Hello, I'm Trevor Huffman, your expert how to play basketball drills guide, ex-European pro, NBA failure (hey, shoot for the stars, land on the moon) and All-American NCAA division I guard.
There are lot of fakes and hacks showing dribble moves on Youtube.
Most high schooler's careers are done at 18, so choose wisely about who you invest in listening too.
If you want to better than the 95% of basketball players out there, you need to start training differently.
I'd like to talk how about I started making killer basketball crossovers by training like a professional athlete from the time I was 14.
Are you ready to start training like a pro?
#1. That's me after an Elite Eight NCAA tournament run. Success begins with using “Best Practice Methods” for Elite guard training; whether it is training on the court, in the weight room, watching & studying video replay, or copying their basketball training.
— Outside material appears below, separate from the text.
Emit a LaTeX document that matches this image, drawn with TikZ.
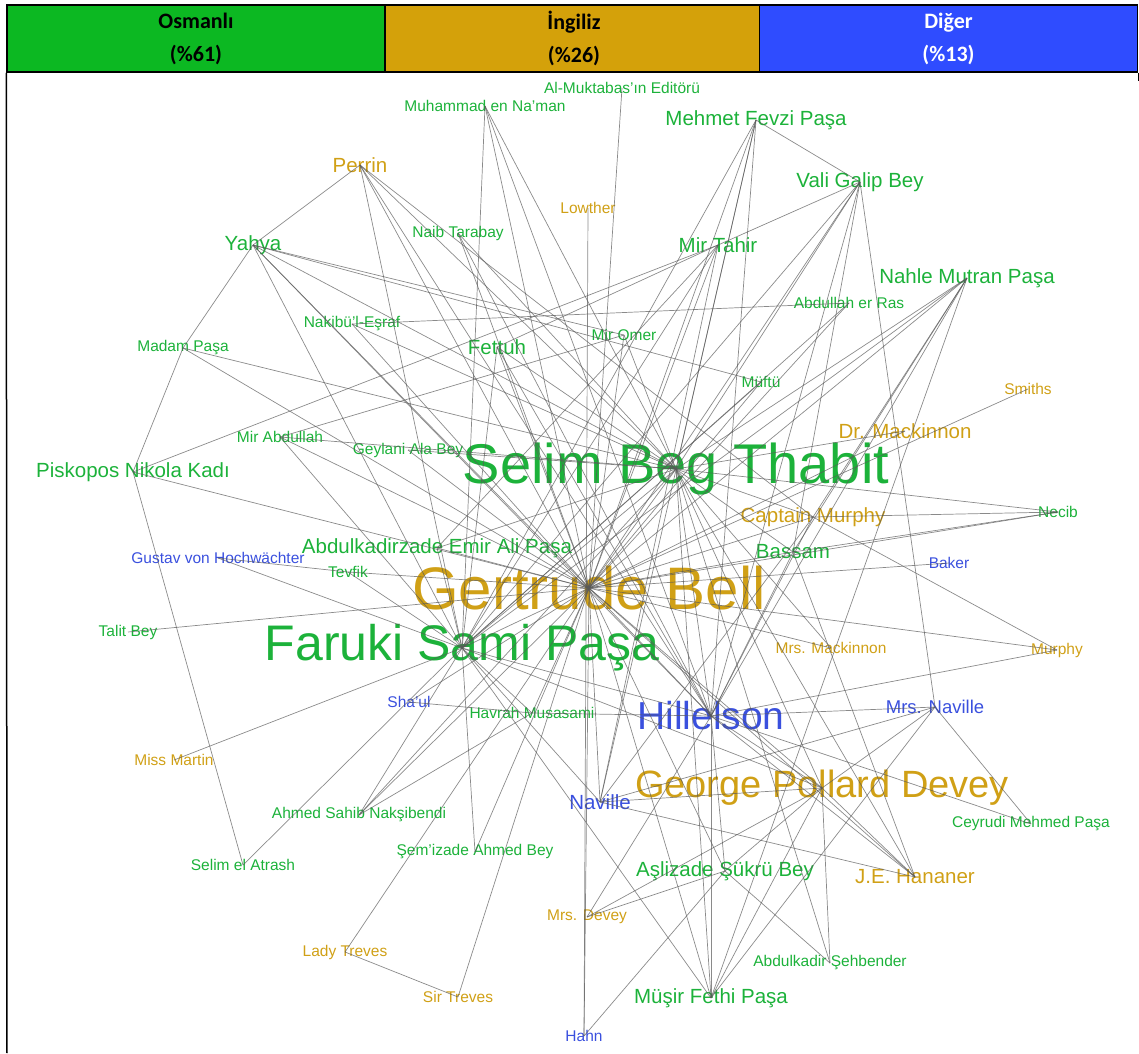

#2. Defense, Offensive Skills, Basketball I.Q., strength and conditioning go hand in hand. A great point guard knows how to disrupt the other team’s offensive & defensive transition, knows how to run half-court sets, make the correct reads offensively, and always know when to pressure and when to contain defensively.
#3. Learn how to get the ball quickly and efficiently by positioning, communication, and preparatory movement, i.e. Moving to the hash, free throw line, cutting diagonally across the defense as shots are taken.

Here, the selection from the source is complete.